Task to carry out
Skip pictures; extract every line from the one with "Rebuild this diagram" through the one with "(mv5) at (242,93)", exactly as written.

━━━ Dataset

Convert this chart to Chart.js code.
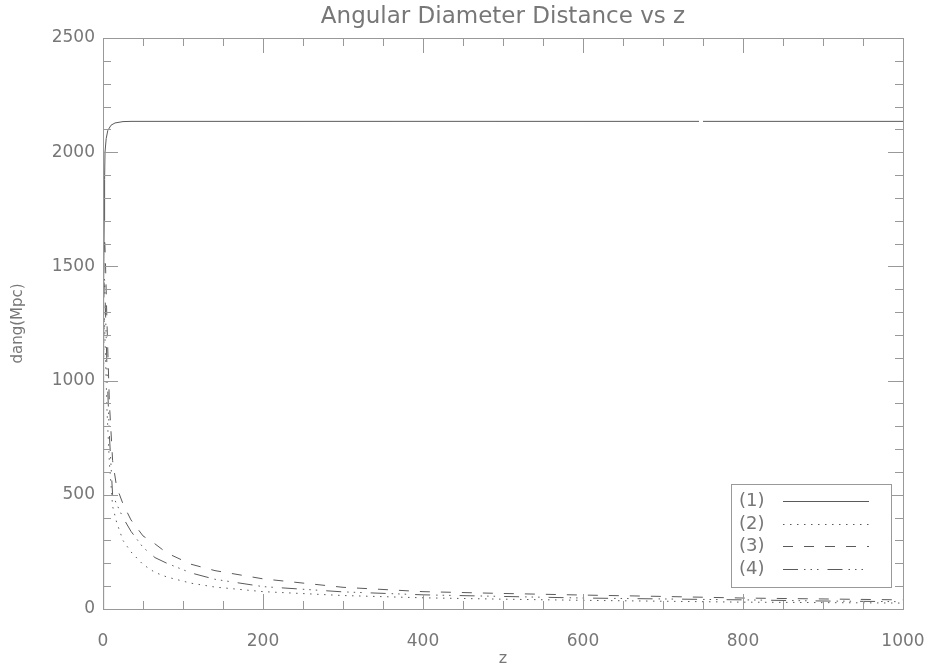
<!DOCTYPE html>
<html>
<head>
<meta charset="utf-8">
<title>Angular Diameter Distance vs z</title>
<script src="https://cdn.jsdelivr.net/npm/chart.js@4.4.0/dist/chart.umd.min.js"></script>
<style>
  html, body { margin: 0; padding: 0; background: #fff; }
</style>
</head>
<body>
<canvas id="dangChart" width="935" height="671"></canvas>
<script>
// curve (1): rises almost at once and stays flat (gap near z=747 as in the plot)
var zSolid = [0, 0.5, 1, 1.5, 2, 2.5, 4, 6, 10, 15, 25, 35, 745, 747, 750, 1000];
var solidVals = [0, 900, 1400, 1700, 1880, 2000, 2060, 2095, 2118, 2128, 2134, 2135, 2135, null, 2135, 2135];

// curves (2), (3), (4) share the same z samples
var zCurves = [0, 0.5, 1, 1.5, 2, 3, 5, 8, 12, 17, 25, 35, 50, 65, 80, 110, 140, 200, 300, 400, 500, 600, 700, 800, 900, 1000];
var dottedVals = [0, 900, 1200, 1280, 1250, 1120, 870, 640, 450, 380, 300, 250, 195, 160, 140, 113, 96, 76, 59, 49, 43, 38, 34, 30, 28, 26];
var dashedVals = [0, 1100, 1500, 1620, 1630, 1530, 1250, 900, 650, 535, 460, 390, 320, 285, 245, 196, 168, 132, 95, 76, 68, 61, 55, 48, 44, 40];
var dashDotVals = [0, 1000, 1350, 1450, 1440, 1320, 1050, 760, 500, 460, 400, 340, 270, 225, 200, 158, 130, 98, 75, 62, 55, 48, 44, 40, 35, 32];

var seriesNames = ["(1)", "(2)", "(3)", "(4)"];

var lineColor = '#5a5a5a';
var axisColor = '#999';
var textColor = '#777';

function toPoints(xs, ys) {
	var out = [];
	for (var i = 0; i < xs.length; i++) {
		out.push({ x: xs[i], y: ys[i] });
	}
	return out;
}

function lineSet(name, xs, ys, dash) {
	return {
		label: name,
		data: toPoints(xs, ys),
		borderColor: lineColor,
		borderWidth: 1,
		borderDash: dash,
		pointRadius: 0,
		fill: false,
		tension: 0,
		spanGaps: false
	};
}

// frame, inward ticks on all sides, and the boxed legend
var frameTicks = {
	id: 'frameTicks',
	afterDatasetsDraw: function (chart) {
		var ctx = chart.ctx;
		var a = chart.chartArea;
		var xs = chart.scales.x;
		var ys = chart.scales.y;
		var v, p, len;

		ctx.save();
		ctx.strokeStyle = axisColor;
		ctx.lineWidth = 1;
		ctx.strokeRect(a.left + 0.5, a.top + 0.5, a.right - a.left, a.bottom - a.top);

		ctx.beginPath();
		for (v = 0; v <= 1000; v += 50) {
			p = Math.round(xs.getPixelForValue(v)) + 0.5;
			len = (v % 200 === 0) ? 15 : 8;
			ctx.moveTo(p, a.bottom); ctx.lineTo(p, a.bottom - len);
			ctx.moveTo(p, a.top); ctx.lineTo(p, a.top + len);
		}
		for (v = 0; v <= 2500; v += 100) {
			p = Math.round(ys.getPixelForValue(v)) + 0.5;
			len = (v % 500 === 0) ? 15 : 8;
			ctx.moveTo(a.left, p); ctx.lineTo(a.left + len, p);
			ctx.moveTo(a.right, p); ctx.lineTo(a.right - len, p);
		}
		ctx.stroke();

		// legend box
		var bw = 160, bh = 103;
		var bx = a.right - 12 - bw;
		var by = a.bottom - 22 - bh;
		ctx.fillStyle = '#fff';
		ctx.fillRect(bx, by, bw, bh);
		ctx.strokeRect(Math.round(bx) + 0.5, Math.round(by) + 0.5, bw, bh);

		ctx.font = '18px "DejaVu Sans"';
		ctx.textBaseline = 'middle';
		ctx.textAlign = 'left';
		chart.data.datasets.forEach(function (ds, i) {
			var ry = Math.round(by + 17 + i * 22.7) + 0.5;
			ctx.fillStyle = textColor;
			ctx.fillText(ds.label, bx + 8, ry);
			ctx.save();
			ctx.strokeStyle = ds.borderColor;
			ctx.lineWidth = 1;
			ctx.setLineDash(ds.borderDash || []);
			ctx.beginPath();
			ctx.moveTo(bx + 52, ry);
			ctx.lineTo(bx + 138, ry);
			ctx.stroke();
			ctx.restore();
		});
		ctx.restore();
	}
};

function plainTick(value) {
	return String(value);
}

// fixed axis boxes so the plot frame lands where the original one is
function fixX(scale) {
	scale.height = 62;
	scale.paddingLeft = 0;
	scale.paddingRight = 0;
}
function fixY(scale) {
	scale.width = 103;
	scale.paddingTop = 0;
	scale.paddingBottom = 0;
}

var ctx = document.getElementById('dangChart').getContext('2d');
var dangChart = new Chart(ctx, {
	type: 'line',
	data: {
		datasets: [
			lineSet(seriesNames[0], zSolid, solidVals, []),
			lineSet(seriesNames[1], zCurves, dottedVals, [1.5, 5.5]),
			lineSet(seriesNames[2], zCurves, dashedVals, [10, 11]),
			lineSet(seriesNames[3], zCurves, dashDotVals, [15, 6, 1.5, 5, 1.5, 5, 1.5, 9])
		]
	},
	plugins: [frameTicks],
	options: {
		responsive: false,
		animation: false,
		events: [],
		layout: { padding: { top: 0, right: 32, bottom: 0, left: 0 } },
		plugins: {
			legend: { display: false },
			tooltip: { enabled: false },
			title: {
				display: true,
				text: 'Angular Diameter Distance vs z',
				fullSize: false,
				color: textColor,
				font: { family: 'DejaVu Sans', size: 23, weight: 'normal', lineHeight: 1.2 },
				padding: { top: 3, bottom: 7.4 }
			}
		},
		scales: {
			x: {
				type: 'linear',
				min: 0,
				max: 1000,
				grid: { display: false, drawTicks: false },
				border: { display: false },
				ticks: {
					stepSize: 200,
					maxRotation: 0,
					color: textColor,
					padding: 22,
					font: { family: 'DejaVu Sans', size: 17 },
					callback: plainTick
				},
				title: {
					display: true,
					text: 'z',
					color: textColor,
					font: { family: 'DejaVu Sans', size: 16 },
					padding: { top: 0, bottom: 3 }
				},
				afterFit: fixX
			},
			y: {
				type: 'linear',
				min: 0,
				max: 2500,
				grid: { display: false, drawTicks: false },
				border: { display: false },
				ticks: {
					stepSize: 500,
					color: textColor,
					padding: 8,
					font: { family: 'DejaVu Sans', size: 17 },
					callback: plainTick
				},
				title: {
					display: true,
					text: 'dang(Mpc)',
					color: textColor,
					font: { family: 'DejaVu Sans', size: 15 },
					padding: { top: 9, bottom: 0 }
				},
				afterFit: fixY
			}
		}
	}
});
</script>
</body>
</html>
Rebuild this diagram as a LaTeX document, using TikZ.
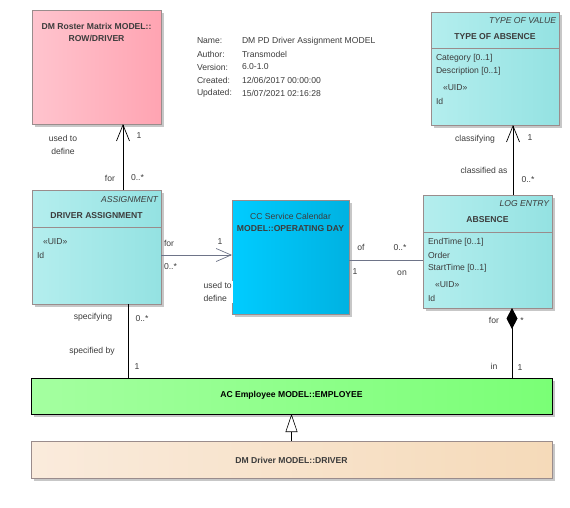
\documentclass[tikz,border=0pt]{standalone}
\usepackage{fontspec}
\setmainfont{Liberation Sans}
\usetikzlibrary{arrows.meta,shadows,calc}
\definecolor{txt}{HTML}{3C3C3C}
\definecolor{bord}{HTML}{9A8C8C}
\definecolor{conn}{HTML}{6E7488}
\tikzset{
  every node/.style={font=\fontsize{8.6}{10}\selectfont, text=txt, inner sep=0pt, outer sep=0pt},
  umlbox/.style={draw=bord, line width=0.6pt, anchor=north west, shading=axis, shading angle=90,
     drop shadow={shadow xshift=3pt, shadow yshift=-3pt, fill=black!22, opacity=1}},
  ttl/.style={font=\fontsize{8.6}{10}\selectfont\bfseries},
  stereo/.style={font=\fontsize{8.6}{10}\selectfont\itshape, anchor=east},
  attr/.style={anchor=west},
  assoc/.style={draw=black, line width=0.7pt},
  gassoc/.style={draw=conn, line width=0.7pt},
  navtip/.style={-{Straight Barb[length=16pt,width=13pt,line width=0.7pt]}},
}
\begin{document}
\begin{tikzpicture}[x=1pt,y=-1pt]
\useasboundingbox (0,0) rectangle (570,507);

% ROW/DRIVER
\node[umlbox, left color={rgb,255:red,255;green,196;blue,206}, right color={rgb,255:red,255;green,164;blue,178}, minimum width=129pt, minimum height=114pt] (row) at (32,10) {};
\node[ttl] (rowt1) at (96.5,26) {DM Roster Matrix MODEL::};
\node[ttl] (rowt2) at (96.5,38.5) {ROW/DRIVER};

% metadata
\node[anchor=west] (mk1) at (197,41) {Name:};
\node[anchor=west] (mk2) at (197,54) {Author:};
\node[anchor=west] (mk3) at (197,67) {Version:};
\node[anchor=west] (mk4) at (197,80) {Created:};
\node[anchor=west] (mk5) at (197,93) {Updated:};
\node[anchor=west] (mv1) at (242,41) {DM PD Driver Assignment MODEL};
\node[anchor=west] (mv2) at (242,54) {Transmodel};
\node[anchor=west] (mv3) at (242,67) {6.0-1.0};
\node[anchor=west] (mv4) at (242,80) {12/06/2017 00:00:00};
\node[anchor=west] (mv5) at (242,93) {15/07/2021 02:16:28};

% TYPE OF ABSENCE
\node[umlbox, left color={rgb,255:red,180;green,238;blue,238}, right color={rgb,255:red,148;green,226;blue,226}, minimum width=128pt, minimum height=113pt] (toa) at (431,12) {};
\draw[bord, line width=0.6pt] (toa.west |- 0,48) coordinate (toad1) -- (toa.east |- 0,48) coordinate (toad2);
\node[stereo] (toas) at (556,21) {TYPE OF VALUE};
\node[ttl] (toat) at (495,37) {TYPE OF ABSENCE};
\node[attr] (toa1) at (436,58) {Category [0..1]};
\node[attr] (toa2) at (436,71) {Description [0..1]};
\node[attr] (toa3) at (443,88) {«UID»};
\node[attr] (toa4) at (436,101) {Id};

% DRIVER ASSIGNMENT
\node[umlbox, left color={rgb,255:red,180;green,238;blue,238}, right color={rgb,255:red,148;green,226;blue,226}, minimum width=129pt, minimum height=114pt] (da) at (32,190) {};
\draw[bord, line width=0.6pt] (da.west |- 0,227) coordinate (dad1) -- (da.east |- 0,227) coordinate (dad2);
\node[stereo] (das) at (158,200) {ASSIGNMENT};
\node[ttl] (dat) at (96.5,216) {DRIVER ASSIGNMENT};
\node[attr] (da1) at (43,242) {«UID»};
\node[attr] (da2) at (37,255) {Id};

% CC
\node[umlbox, left color={rgb,255:red,0;green,204;blue,255}, right color={rgb,255:red,0;green,178;blue,226}, minimum width=117pt, minimum height=114pt] (cc) at (232,200) {};
\node[] (cct1) at (290.5,216) {CC Service Calendar};
\node[ttl] (cct2) at (290.5,229) {MODEL::OPERATING DAY};

% ABSENCE
\node[umlbox, left color={rgb,255:red,180;green,238;blue,238}, right color={rgb,255:red,148;green,226;blue,226}, minimum width=129pt, minimum height=113pt] (abs) at (423,195) {};
\draw[bord, line width=0.6pt] (abs.west |- 0,232) coordinate (absd1) -- (abs.east |- 0,232) coordinate (absd2);
\node[stereo] (abss) at (549,204) {LOG ENTRY};
\node[ttl] (abst) at (487.5,220) {ABSENCE};
\node[attr] (abs1) at (428,242) {EndTime [0..1]};
\node[attr] (abs2) at (428,255) {Order};
\node[attr] (abs3) at (428,268) {StartTime [0..1]};
\node[attr] (abs4) at (435,285) {«UID»};
\node[attr] (abs5) at (428,298) {Id};

% EMPLOYEE
\node[umlbox, draw=black, left color={rgb,255:red,164;green,255;blue,160}, right color={rgb,255:red,122;green,255;blue,118}, minimum width=521pt, minimum height=36pt] (emp) at (31,378) {};
\node[ttl, text=black] (empt) at (291.5,395.5) {AC Employee MODEL::EMPLOYEE};

% DRIVER
\node[umlbox, left color={rgb,255:red,250;green,235;blue,220}, right color={rgb,255:red,245;green,218;blue,185}, minimum width=521pt, minimum height=37pt] (drv) at (31,441) {};
\node[ttl] (drvt) at (291.5,460) {DM Driver MODEL::DRIVER};

% connectors
\coordinate (c1b) at ([xshift=26.5pt]da.north);
\coordinate (c1c) at ([xshift=26.5pt]row.south);
\draw[assoc, navtip] (c1b) -- (c1c);
\node (l1a) at (63,138) {used to};
\node (l1b) at (63,151) {define};
\node (l1c) at (139,136) {1};
\node (l1d) at (110,178) {for};
\node[anchor=west] (l1e) at (131,178) {0..*};

\coordinate (c2a) at (da.east |- 0,255);
\coordinate (c2b) at (cc.west |- 0,255);
\draw[gassoc, -{Straight Barb[length=15pt,width=13pt,line width=0.7pt]}] (c2a) -- (c2b);
\node[anchor=west] (l2a) at (164,243) {for};
\node (l2b) at (220,242) {1};
\node[anchor=west] (l2c) at (164,267) {0..*};
\node[fill=white, inner sep=1.5pt, align=left, anchor=north west, font=\fontsize{8.6}{13}\selectfont] (l2d) at (202,280.5) {used to\\define};

\coordinate (c3a) at (cc.east |- 0,260);
\coordinate (c3b) at (abs.west |- 0,260);
\draw[gassoc] (c3a) -- (c3b);
\node (l3a) at (361,247) {of};
\node (l3b) at (400,248) {0..*};
\node (l3c) at (355,272) {1};
\node (l3d) at (402,273) {on};

\coordinate (c4a) at ([xshift=25.5pt]abs.north);
\coordinate (c4b) at ([xshift=18pt]toa.south);
\draw[assoc, navtip] (c4a) -- (c4b);
\node (l4a) at (475,139) {classifying};
\node (l4b) at (530,138) {1};
\node (l4c) at (484,170) {classified as};
\node (l4d) at (528,180) {0..*};

\coordinate (c5a) at ([xshift=24.5pt]abs.south);
\coordinate (c5b) at (emp.north -| c5a);
\draw[assoc, {Diamond[length=21pt,width=11pt,fill=black]}-] (c5a) -- (c5b);
\node (l5a) at (494,320) {for};
\node (l5b) at (522,321) {*};
\node (l5c) at (494,366) {in};
\node (l5d) at (520,368) {1};

\coordinate (c6a) at ([xshift=31.5pt]da.south);
\coordinate (c6b) at (emp.north -| c6a);
\draw[assoc] (c6a) -- (c6b);
\node (l6a) at (93,317) {specifying};
\node (l6b) at (142,319) {0..*};
\node (l6c) at (92,351) {specified by};
\node (l6d) at (137,367) {1};

\draw[assoc, line width=0.6pt, -{Triangle[open, length=18pt, width=12pt, fill=white]}] (drv.north) -- (emp.south);
\end{tikzpicture}
\end{document}
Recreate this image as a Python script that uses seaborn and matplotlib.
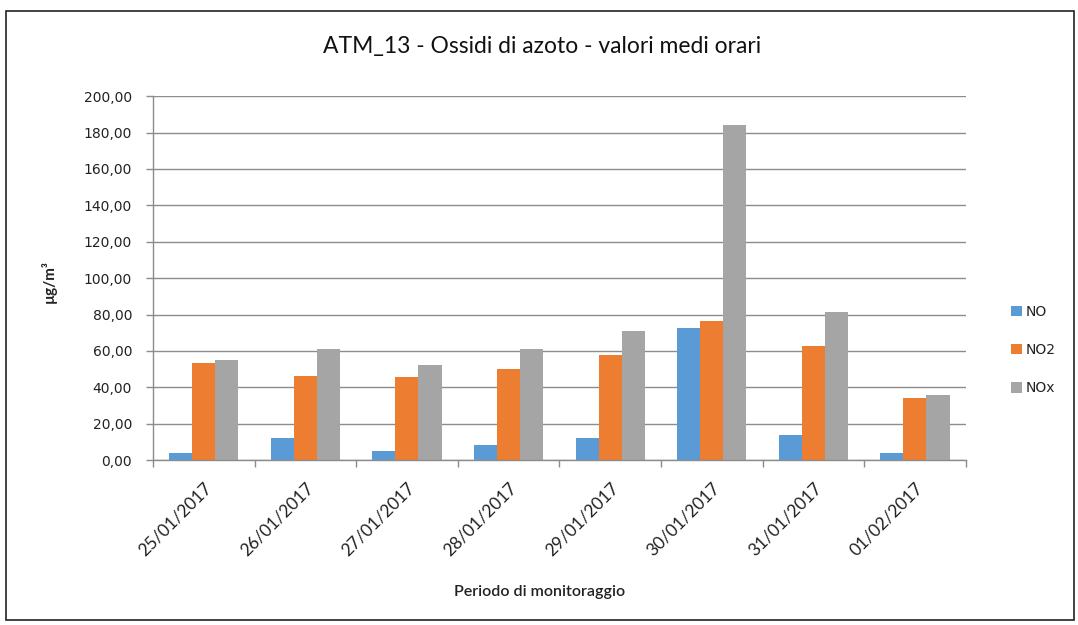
import matplotlib
matplotlib.use("Agg")
import matplotlib.pyplot as plt
import seaborn as sns
import pandas as pd
import numpy as np
from matplotlib.ticker import FuncFormatter, MultipleLocator, FixedLocator
from matplotlib.patches import Rectangle

dates = ["25/01/2017", "26/01/2017", "27/01/2017", "28/01/2017",
         "29/01/2017", "30/01/2017", "31/01/2017", "01/02/2017"]
no_vals = [3.7, 11.9, 4.9, 8.2, 11.9, 72.7, 13.5, 3.7]
no2_vals = [53.1, 46.2, 45.4, 49.8, 57.7, 76.2, 62.8, 33.9]
nox_vals = [54.9, 61.2, 52.2, 61.2, 70.9, 184.4, 81.5, 35.7]
series = ["NO", "NO2", "NOx"]
colors = ["#5B9BD5", "#ED7D31", "#A5A5A5"]

df = pd.DataFrame({
    "Data": dates * 3,
    "Valore": no_vals + no2_vals + nox_vals,
    "Serie": [s for s in series for _ in dates],
})

sns.set_theme(style="white")
plt.rcParams["font.family"] = ["Lato", "DejaVu Sans"]

fig = plt.figure(figsize=(10.78, 6.25), dpi=100)
ax = fig.add_axes([0.1419, 0.264, 0.754, 0.582])

sns.barplot(data=df, x="Data", y="Valore", hue="Serie", order=dates,
            hue_order=series, palette=colors, width=0.68, gap=0,
            saturation=1, linewidth=0, ax=ax, legend=True)

ax.set_ylim(0, 200)
ax.set_xlim(-0.5, len(dates) - 0.5)
ax.yaxis.set_major_locator(MultipleLocator(20))
ax.yaxis.set_major_formatter(FuncFormatter(lambda v, p: f"{v:.2f}".replace(".", ",")))
ax.xaxis.set_minor_locator(FixedLocator(np.arange(-0.5, len(dates), 1.0)))
ax.grid(axis="y", color="#8c8c8c", linewidth=1.0)
ax.set_axisbelow(True)
for s in ["top", "right"]:
    ax.spines[s].set_visible(False)
for s in ["left", "bottom"]:
    ax.spines[s].set_color("#8c8c8c")
    ax.spines[s].set_linewidth(1.0)

ax.tick_params(axis="y", which="major", labelsize=10, labelcolor="#222222",
               length=5, width=1, color="#8c8c8c", direction="out", left=True, pad=10)
for lab in ax.get_yticklabels():
    lab.set_fontfamily("DejaVu Sans")
ax.tick_params(axis="x", which="major", labelsize=12.5, labelcolor="#222222",
               length=0, pad=14)
ax.tick_params(axis="x", which="minor", length=5, width=1, color="#8c8c8c",
               direction="out", bottom=True)
plt.setp(ax.get_xticklabels(), rotation=45, ha="right", rotation_mode="anchor")

ax.set_xlabel("Periodo di monitoraggio", fontsize=11.5, fontweight="semibold",
              color="#222222")
ax.xaxis.set_label_coords(0.476, -0.345)
ax.set_ylabel("µg/m³", fontsize=11, fontweight="bold", color="#222222")
ax.yaxis.set_label_coords(-0.118, 0.49)
fig.text(0.503, 0.925, "ATM_13 - Ossidi di azoto - valori medi orari",
         ha="center", va="center", fontsize=16.5, color="#111111")

handles, labels = ax.get_legend_handles_labels()
leg = ax.legend(handles, labels, loc="center left", bbox_to_anchor=(0.926, 0.44),
                bbox_transform=fig.transFigure, frameon=False, fontsize=10,
                handlelength=0.8, handleheight=0.8, labelspacing=1.75, handletextpad=0.3)
for t in leg.get_texts():
    t.set_fontfamily("DejaVu Sans")
    t.set_color("#222222")

fig.patches.append(Rectangle((0.006, 0.008), 0.99, 0.975, transform=fig.transFigure,
                             fill=False, edgecolor="#222222", linewidth=1.2))

fig.savefig("out.png", dpi=100, facecolor="white")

━━━━━━

Exercise solution
Rebuild this diagram as a LaTeX document, using TikZ.
\documentclass[tikz,border=0pt]{standalone}
\usepackage{fontspec}
\setmainfont{Liberation Sans}
\usetikzlibrary{arrows.meta,shadows,calc}
\definecolor{txt}{HTML}{3C3C3C}
\definecolor{bord}{HTML}{9A8C8C}
\definecolor{conn}{HTML}{6E7488}
\tikzset{
  every node/.style={font=\fontsize{8.6}{10}\selectfont, text=txt, inner sep=0pt, outer sep=0pt},
  umlbox/.style={draw=bord, line width=0.6pt, anchor=north west, shading=axis, shading angle=90,
     drop shadow={shadow xshift=3pt, shadow yshift=-3pt, fill=black!22, opacity=1}},
  ttl/.style={font=\fontsize{8.6}{10}\selectfont\bfseries},
  stereo/.style={font=\fontsize{8.6}{10}\selectfont\itshape, anchor=east},
  attr/.style={anchor=west},
  assoc/.style={draw=black, line width=0.7pt},
  gassoc/.style={draw=conn, line width=0.7pt},
  navtip/.style={-{Straight Barb[length=16pt,width=13pt,line width=0.7pt]}},
}
\begin{document}
\begin{tikzpicture}[x=1pt,y=-1pt]
\useasboundingbox (0,0) rectangle (570,507);

% ROW/DRIVER
\node[umlbox, left color={rgb,255:red,255;green,196;blue,206}, right color={rgb,255:red,255;green,164;blue,178}, minimum width=129pt, minimum height=114pt] (row) at (32,10) {};
\node[ttl] (rowt1) at (96.5,26) {DM Roster Matrix MODEL::};
\node[ttl] (rowt2) at (96.5,38.5) {ROW/DRIVER};

% metadata
\node[anchor=west] (mk1) at (197,41) {Name:};
\node[anchor=west] (mk2) at (197,54) {Author:};
\node[anchor=west] (mk3) at (197,67) {Version:};
\node[anchor=west] (mk4) at (197,80) {Created:};
\node[anchor=west] (mk5) at (197,93) {Updated:};
\node[anchor=west] (mv1) at (242,41) {DM PD Driver Assignment MODEL};
\node[anchor=west] (mv2) at (242,54) {Transmodel};
\node[anchor=west] (mv3) at (242,67) {6.0-1.0};
\node[anchor=west] (mv4) at (242,80) {12/06/2017 00:00:00};
\node[anchor=west] (mv5) at (242,93) {15/07/2021 02:16:28};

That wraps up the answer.